A 20%-plus stock price surge since the turn of January has reduced much of the misery for Lloyds’s shareholders, though. And a recent report from Moody’s on the likely state of the banking industry, post-EU withdrawal, has provided more reason for cheer.
I’m still not tempted to try and ride this wave. Brexit is, of course, the great political and economic unknown of our generation and I’m not prepared to gamble on stocks with such a high dependence on a healthy trading backcloth on these shores. For this reason I’m happy to resist Lloyds and its 5.5% dividend yields and its enticingly-low valuation, a forward P/E ratio of 8.6 times.
A better buy?
Could Centrica (LSE: CNA) be a better FTSE 100 income stock to snap up today? We all know the defensive nature of its operations has made the British Gas operator and its peers historically-popular dividend payers, with their strong earnings visibility a critical component for any top income share.
Paradoxically though, I would argue that Centrica could be considered one of the riskiest stocks on Britain’s top-tier share index right now.

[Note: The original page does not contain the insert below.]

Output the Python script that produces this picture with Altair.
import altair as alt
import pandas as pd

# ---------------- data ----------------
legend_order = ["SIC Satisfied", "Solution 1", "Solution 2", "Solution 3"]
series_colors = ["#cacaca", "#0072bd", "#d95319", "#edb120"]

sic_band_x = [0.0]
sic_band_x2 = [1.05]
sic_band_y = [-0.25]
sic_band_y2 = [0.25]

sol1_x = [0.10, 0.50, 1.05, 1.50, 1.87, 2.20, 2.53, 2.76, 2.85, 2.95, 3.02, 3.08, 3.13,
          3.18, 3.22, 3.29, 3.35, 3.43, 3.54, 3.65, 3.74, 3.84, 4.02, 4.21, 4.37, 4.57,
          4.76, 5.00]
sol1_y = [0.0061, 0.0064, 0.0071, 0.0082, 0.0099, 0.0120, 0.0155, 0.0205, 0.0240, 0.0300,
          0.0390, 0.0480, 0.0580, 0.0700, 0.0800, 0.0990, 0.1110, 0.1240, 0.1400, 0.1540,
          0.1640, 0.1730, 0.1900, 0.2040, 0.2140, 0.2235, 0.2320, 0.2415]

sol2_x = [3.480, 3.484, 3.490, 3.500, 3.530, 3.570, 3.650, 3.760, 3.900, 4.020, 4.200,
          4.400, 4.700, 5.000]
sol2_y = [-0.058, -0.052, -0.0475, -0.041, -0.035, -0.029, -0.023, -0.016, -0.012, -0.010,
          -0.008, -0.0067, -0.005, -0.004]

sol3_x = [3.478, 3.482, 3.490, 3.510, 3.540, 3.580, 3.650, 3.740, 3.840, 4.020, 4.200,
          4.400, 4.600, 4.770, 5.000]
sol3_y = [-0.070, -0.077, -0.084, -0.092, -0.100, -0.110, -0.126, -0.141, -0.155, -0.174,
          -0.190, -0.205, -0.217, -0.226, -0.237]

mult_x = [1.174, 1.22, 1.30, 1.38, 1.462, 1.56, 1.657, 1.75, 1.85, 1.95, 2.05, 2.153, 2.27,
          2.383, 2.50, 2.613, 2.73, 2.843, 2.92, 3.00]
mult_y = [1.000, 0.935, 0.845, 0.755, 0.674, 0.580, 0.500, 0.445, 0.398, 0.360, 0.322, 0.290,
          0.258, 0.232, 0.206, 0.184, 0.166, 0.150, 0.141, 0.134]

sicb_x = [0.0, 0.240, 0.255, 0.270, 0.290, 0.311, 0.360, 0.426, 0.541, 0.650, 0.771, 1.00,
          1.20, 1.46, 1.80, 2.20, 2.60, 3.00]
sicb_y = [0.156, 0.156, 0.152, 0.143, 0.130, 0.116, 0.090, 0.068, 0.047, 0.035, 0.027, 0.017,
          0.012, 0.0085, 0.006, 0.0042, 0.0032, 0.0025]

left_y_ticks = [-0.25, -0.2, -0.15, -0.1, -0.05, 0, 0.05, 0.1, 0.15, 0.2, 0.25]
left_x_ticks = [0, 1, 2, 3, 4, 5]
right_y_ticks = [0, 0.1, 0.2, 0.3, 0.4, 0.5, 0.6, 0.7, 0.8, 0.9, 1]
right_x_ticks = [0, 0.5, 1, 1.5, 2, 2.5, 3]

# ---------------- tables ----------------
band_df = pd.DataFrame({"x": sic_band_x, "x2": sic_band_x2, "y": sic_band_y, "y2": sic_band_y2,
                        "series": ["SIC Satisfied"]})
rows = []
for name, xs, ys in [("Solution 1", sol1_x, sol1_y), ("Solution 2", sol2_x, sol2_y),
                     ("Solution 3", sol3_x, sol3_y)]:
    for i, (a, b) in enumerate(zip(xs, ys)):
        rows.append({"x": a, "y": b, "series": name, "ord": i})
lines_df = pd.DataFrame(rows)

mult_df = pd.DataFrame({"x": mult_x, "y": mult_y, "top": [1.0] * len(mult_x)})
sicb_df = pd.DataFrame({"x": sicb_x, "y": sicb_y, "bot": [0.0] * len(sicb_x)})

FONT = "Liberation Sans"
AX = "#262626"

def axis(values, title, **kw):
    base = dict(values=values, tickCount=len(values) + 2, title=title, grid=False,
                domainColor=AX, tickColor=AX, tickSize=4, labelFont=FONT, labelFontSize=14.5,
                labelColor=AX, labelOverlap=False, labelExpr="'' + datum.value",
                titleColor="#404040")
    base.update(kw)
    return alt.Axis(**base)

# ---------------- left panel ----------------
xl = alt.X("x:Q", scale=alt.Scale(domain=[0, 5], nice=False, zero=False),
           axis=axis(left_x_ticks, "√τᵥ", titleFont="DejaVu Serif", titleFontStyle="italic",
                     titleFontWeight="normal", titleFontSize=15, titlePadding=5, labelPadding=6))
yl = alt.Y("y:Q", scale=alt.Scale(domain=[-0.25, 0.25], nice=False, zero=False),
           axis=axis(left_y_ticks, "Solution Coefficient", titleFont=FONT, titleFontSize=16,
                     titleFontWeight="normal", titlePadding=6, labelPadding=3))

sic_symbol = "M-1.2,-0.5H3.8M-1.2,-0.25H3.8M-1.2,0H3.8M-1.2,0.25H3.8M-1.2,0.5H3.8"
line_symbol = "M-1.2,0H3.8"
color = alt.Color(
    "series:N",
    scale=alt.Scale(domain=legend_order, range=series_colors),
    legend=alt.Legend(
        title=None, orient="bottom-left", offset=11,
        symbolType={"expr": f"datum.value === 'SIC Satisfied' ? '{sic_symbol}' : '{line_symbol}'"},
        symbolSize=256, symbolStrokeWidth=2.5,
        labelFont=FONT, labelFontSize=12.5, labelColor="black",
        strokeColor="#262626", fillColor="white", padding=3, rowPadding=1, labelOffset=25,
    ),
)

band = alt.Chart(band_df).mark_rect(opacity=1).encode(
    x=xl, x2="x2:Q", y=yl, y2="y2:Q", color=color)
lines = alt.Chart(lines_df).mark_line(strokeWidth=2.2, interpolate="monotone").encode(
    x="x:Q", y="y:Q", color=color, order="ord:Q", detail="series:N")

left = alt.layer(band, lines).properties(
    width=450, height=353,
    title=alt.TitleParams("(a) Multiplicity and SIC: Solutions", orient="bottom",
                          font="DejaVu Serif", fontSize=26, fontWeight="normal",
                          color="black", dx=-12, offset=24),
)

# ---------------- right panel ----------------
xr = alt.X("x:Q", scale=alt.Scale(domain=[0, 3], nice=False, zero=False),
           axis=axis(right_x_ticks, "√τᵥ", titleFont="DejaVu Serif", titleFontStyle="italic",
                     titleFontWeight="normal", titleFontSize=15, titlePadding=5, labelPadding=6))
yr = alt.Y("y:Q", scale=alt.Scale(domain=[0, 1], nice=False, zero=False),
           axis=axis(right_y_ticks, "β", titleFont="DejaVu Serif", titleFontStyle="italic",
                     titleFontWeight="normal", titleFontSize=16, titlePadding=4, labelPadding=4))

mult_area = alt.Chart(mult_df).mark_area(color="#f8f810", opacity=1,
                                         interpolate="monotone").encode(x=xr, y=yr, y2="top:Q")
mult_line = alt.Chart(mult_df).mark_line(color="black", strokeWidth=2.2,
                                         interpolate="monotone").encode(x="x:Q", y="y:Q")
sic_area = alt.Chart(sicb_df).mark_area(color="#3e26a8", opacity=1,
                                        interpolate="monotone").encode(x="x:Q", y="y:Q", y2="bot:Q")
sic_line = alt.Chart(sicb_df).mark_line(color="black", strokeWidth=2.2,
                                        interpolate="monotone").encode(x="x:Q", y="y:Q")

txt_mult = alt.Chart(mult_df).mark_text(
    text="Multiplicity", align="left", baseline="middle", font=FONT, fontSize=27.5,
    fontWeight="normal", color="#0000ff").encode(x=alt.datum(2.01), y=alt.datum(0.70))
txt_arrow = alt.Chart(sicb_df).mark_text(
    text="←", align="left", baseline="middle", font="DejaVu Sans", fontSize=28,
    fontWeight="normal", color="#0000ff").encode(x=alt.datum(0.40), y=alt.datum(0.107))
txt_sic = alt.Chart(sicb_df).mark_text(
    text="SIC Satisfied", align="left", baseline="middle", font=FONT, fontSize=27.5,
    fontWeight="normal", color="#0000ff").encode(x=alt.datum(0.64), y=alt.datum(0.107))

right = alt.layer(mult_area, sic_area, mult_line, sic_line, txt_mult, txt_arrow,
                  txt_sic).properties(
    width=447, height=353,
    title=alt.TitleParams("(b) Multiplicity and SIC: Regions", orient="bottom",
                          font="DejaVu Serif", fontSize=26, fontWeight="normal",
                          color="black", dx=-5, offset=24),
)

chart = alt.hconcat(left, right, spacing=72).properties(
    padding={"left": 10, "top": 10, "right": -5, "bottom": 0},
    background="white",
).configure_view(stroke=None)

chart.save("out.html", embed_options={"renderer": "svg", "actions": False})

Its problems are multi-pronged. It faces an ongoing, ferocious assault from the steady rise of the cheaper, independent suppliers. A fight which caused it to lose a further 742,000 energy accounts in 2018 alone.
It also faces further profits-sucking action from regulators as accusations of customer overcharging fail to go away. Centrica advised last month it expects the price cap the government introduced in January — a move designed to protect around 11m customers on poor-value tariffs — to create “some negative near-term impact on earnings and cash flow.”
Smacking the energy suppliers is an easy vote winner and this explains why Westminster is upping the attack on the so-called Big Six suppliers. And things could potentially get even worse, particularly if Labour, whose leader Jeremy Corbyn is a staunch supporter of renationalisation, seizes power. A possible early general election in the summer could lead to a shedloads of extra near-term pain for Centrica and its investors.
Cooling off
Could it not be argued that these problems are baked into the British Gas owner’s ultra-cheap valuation though, with its forward P/E ratio of 11.5 times?
Not in my book. The Footsie firm’s share price dropped to fresh two-decade lows in the wake of this month’s update and, right now, I can’t see any catalysts that could help it to break out of its long-running tailspin.
In fact, given those fresh warnings over future profits and cash flow because of that aforementioned price cap, I reckon another dividend cut could well be in the offing, a development that would, of course, send Centrica careering lower again.
My thoughts are to forget about the giant 9.5% yield that another possible 12p per share in 2019 dividends creates. I think the risks far outweigh the potential rewards for this large-cap share.